With time, teachers will innovate and share and things will get better.

Karen Chichester December 4, 2008 at 5:22 pm

This last trimester I conned my school’s tech support out of 10 laptops. I discovered some of the same attitude problems when we had them out all of the time. This trimester I put some definite restrictions on when they can get them out and what they can do on them. It is going better. I think John Patten is correct that the newness is part of the problem. My students clearly had/have a perception that they should be able to do what they want with the laptops. I am still battling this attitude with my sophomores, juniors and seniors. However, my freshman think this is a really great opportunity and are much more on task. They actually want homework so they can “hog” their home computers and use Google Docs.

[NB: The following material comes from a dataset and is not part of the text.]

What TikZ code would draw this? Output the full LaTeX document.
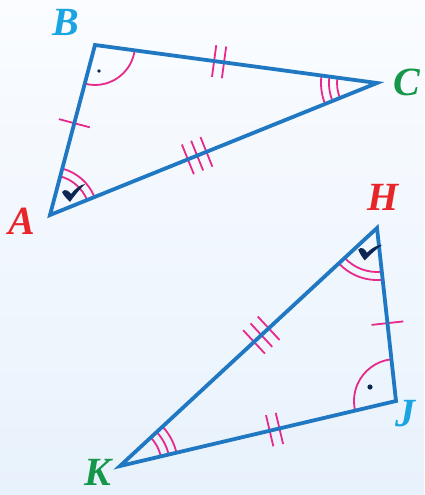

Michigan’s new and improved curriculum requires much more writing, so they see having the laptops as real help. They are afraid that if they misuse them, we’ll lose them. (It helps that Tech support keeps threatening to come get them.) The kids know I laptop-napped them and we’ll eventually have to resort to fast-talking our way into the computer labs. Somehow a special ed English class is not a high priority for computer use. I am sure that the kids know that I am doing whatever I have to do to get them the tech tools they need.

I’ll end my rambling with my gut reaction: Having improves behavior with laptop use.

ben reynolds June 27, 2009 at 10:38 am

Just now coming to this post by way of reading your c&w 2009 post.

Darned smart, and the difference is not at all subtle:
>With a COW format teachers give students computers the days they >use are using them in class. With a 1:1 program teachers effectively >take away computers they days they aren’t using them. In either >situation students react accordingly.

One of my jobs is to site with our cms support group, and the norm for a meeting with them is everybody has their laptop open. They are at the meeting, but they are also emailing, dealing with cms crises, finding info related to the meeting. Everyone participates, but (except for laptopless moi) most of the time nobody looks at anyone else.

When teachers take away laptops, they disempower students. When teachers were giving them out, they were empowering.

I believe, if you have a traditional classroom set up, I would stand in the back of the classroom where you can see all the screens. I would nominate a student scribe. I would get a projector and let the students use some software to build the periodic table models.